Belgijski rząd ponownie stał się ofiarą cyberataku. Jak informują dziś krajowe media, w zeszłym tygodniu hakerzy włamali się do systemu informatycznego ministerstwa spraw zagranicznych. Miało mieć to związek z sytuacją na Ukrainie.

Szef belgijskiej dyplomacji Didier Reynders potwierdził w sobotę, że na serwerach ministerstwa wykryto złośliwy wirus, który miał na celu "kopiowanie informacji i dokumentów związanych z kryzysem ukraińskim". Od zeszłego tygodnia rządowi specjaliści próbują oszacować szkody i znaleźć winnych cyberataku. Wciąż nie wiadomo kto za nim stał, ale główne podejrzenia padają na Rosję.
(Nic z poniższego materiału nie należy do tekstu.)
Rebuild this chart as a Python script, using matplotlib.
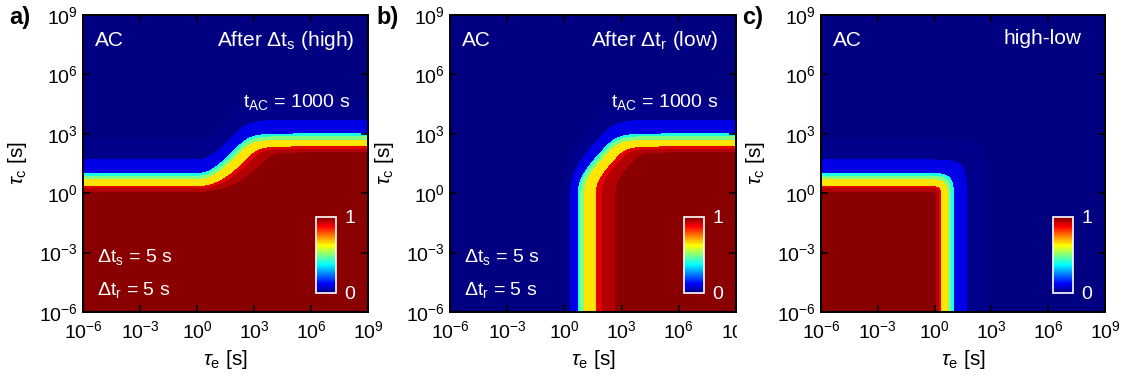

To nie pierwszy raz gdy belgijski rząd stał się celem hakerów. Do podobnych zdarzeń doszło w zeszłym roku, gdy włamano się do systemów informatycznych ministerstwa spraw zagranicznych i kancelarii premiera. Zainfekowane zostały także serwery największej firmy telekomunikacyjnej w kraju. Rząd w Brukseli obiecał wtedy 10 milionów euro na walkę z cyberprzestępczością. Pieniądze jednak do dziś nie zostały wypłacone.